> [What is required] Repeat everything from the first line of the listing below through the line that contains "return (x - cx) / rx, (cy - y) / ry", exactly. Leave out pictures.

-- start --

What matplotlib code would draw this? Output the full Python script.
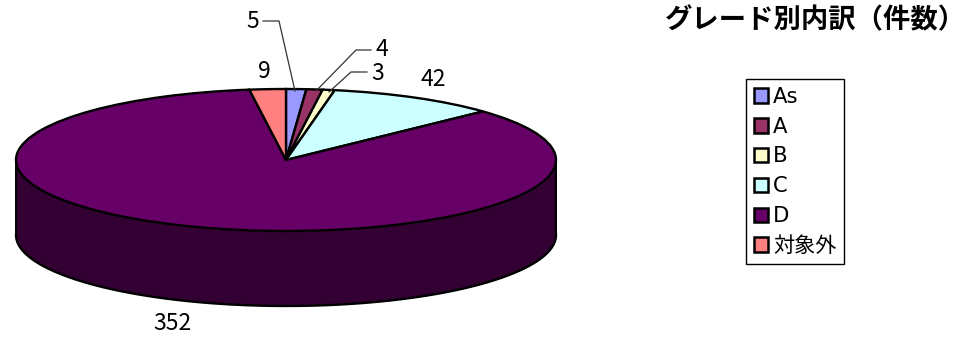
import numpy as np
import matplotlib
matplotlib.use("Agg")
import matplotlib.pyplot as plt
from matplotlib.patches import Patch

categories = ["As", "A", "B", "C", "D", "対象外"]
values = [5, 4, 3, 42, 352, 9]
colors = ["#9999FF", "#993366", "#FFFFCC", "#CCFFFF", "#660066", "#FF8080"]
side_color = "#330033"
title = "グレード別内訳（件数）"

W, H = 965, 337
plt.rcParams['font.family'] = ['Noto Sans CJK JP', 'DejaVu Sans']
fig = plt.figure(figsize=(W / 100, H / 100), dpi=100)
ax = fig.add_axes([0, 0, 1, 1])

cx, cy, rx, ry, depth = 286, 160, 270, 71, 75


def px(x, y):
    return (x - cx) / rx, (cy - y) / ry


wedges, _ = ax.pie(values, colors=colors, startangle=90, counterclock=False,
                   radius=1, wedgeprops=dict(edgecolor="black", linewidth=1.7))
ax.set_aspect("auto")
ax.set_xlim(px(0, 0)[0], px(W, 0)[0])
ax.set_ylim(px(0, H)[1], px(0, 0)[1])
ax.axis("off")

# side wall of the disc
t = np.linspace(np.pi, 2 * np.pi, 200)
d = depth / ry
xs = np.cos(t)
ax.fill_between(xs, np.sin(t), np.sin(t) - d, color=side_color, zorder=0.5, lw=0)
ax.plot(xs, np.sin(t) - d, color="black", lw=1.7, zorder=0.6)
ax.plot([-1, -1], [0, -d], color="black", lw=1.4, zorder=0.6)
ax.plot([1, 1], [0, -d], color="black", lw=1.4, zorder=0.6)

# data labels
label_px = [(253, 21), (382, 50), (378, 73), (433, 80), (172, 323), (264, 71)]
for v, (x, y) in zip(values, label_px):
    ax.text(*px(x, y), str(v), ha="center", va="center", fontsize=16.5, color="black")

# leader lines
leaders = [[(263, 21), (279, 21), (295, 91)],
           [(371, 50), (356, 50), (316, 91)],
           [(367, 72), (351, 72), (329, 92)]]
for pts in leaders:
    p = np.array([px(*q) for q in pts])
    ax.plot(p[:, 0], p[:, 1], color="#333333", lw=0.9, zorder=5)

ax.text(*px(815, 20), title, ha="center", va="center", fontsize=19.7, fontweight="bold")

handles = [Patch(facecolor=c, edgecolor="black", linewidth=1.8) for c in colors]
leg = ax.legend(handles, categories, loc="upper left",
                bbox_to_anchor=(746 / W, 1 - 79 / H), bbox_transform=fig.transFigure,
                prop=dict(family=['DejaVu Sans', 'Noto Sans CJK JP'], size=15.2),
                frameon=True, fancybox=False, edgecolor="black", framealpha=1,
                handlelength=0.7, handleheight=0.7, handletextpad=0.22,
                labelspacing=0.47, borderpad=0.36, borderaxespad=0, labelcolor="black")
leg.get_frame().set_linewidth(1.0)

fig.savefig("out.png", dpi=100)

-- end --

> [Exercise answer]
What matplotlib code would draw this? Output the full Python script.
import numpy as np
import matplotlib
matplotlib.use("Agg")
import matplotlib.pyplot as plt
from matplotlib.patches import Patch

categories = ["As", "A", "B", "C", "D", "対象外"]
values = [5, 4, 3, 42, 352, 9]
colors = ["#9999FF", "#993366", "#FFFFCC", "#CCFFFF", "#660066", "#FF8080"]
side_color = "#330033"
title = "グレード別内訳（件数）"

W, H = 965, 337
plt.rcParams['font.family'] = ['Noto Sans CJK JP', 'DejaVu Sans']
fig = plt.figure(figsize=(W / 100, H / 100), dpi=100)
ax = fig.add_axes([0, 0, 1, 1])

cx, cy, rx, ry, depth = 286, 160, 270, 71, 75


def px(x, y):
    return (x - cx) / rx, (cy - y) / ry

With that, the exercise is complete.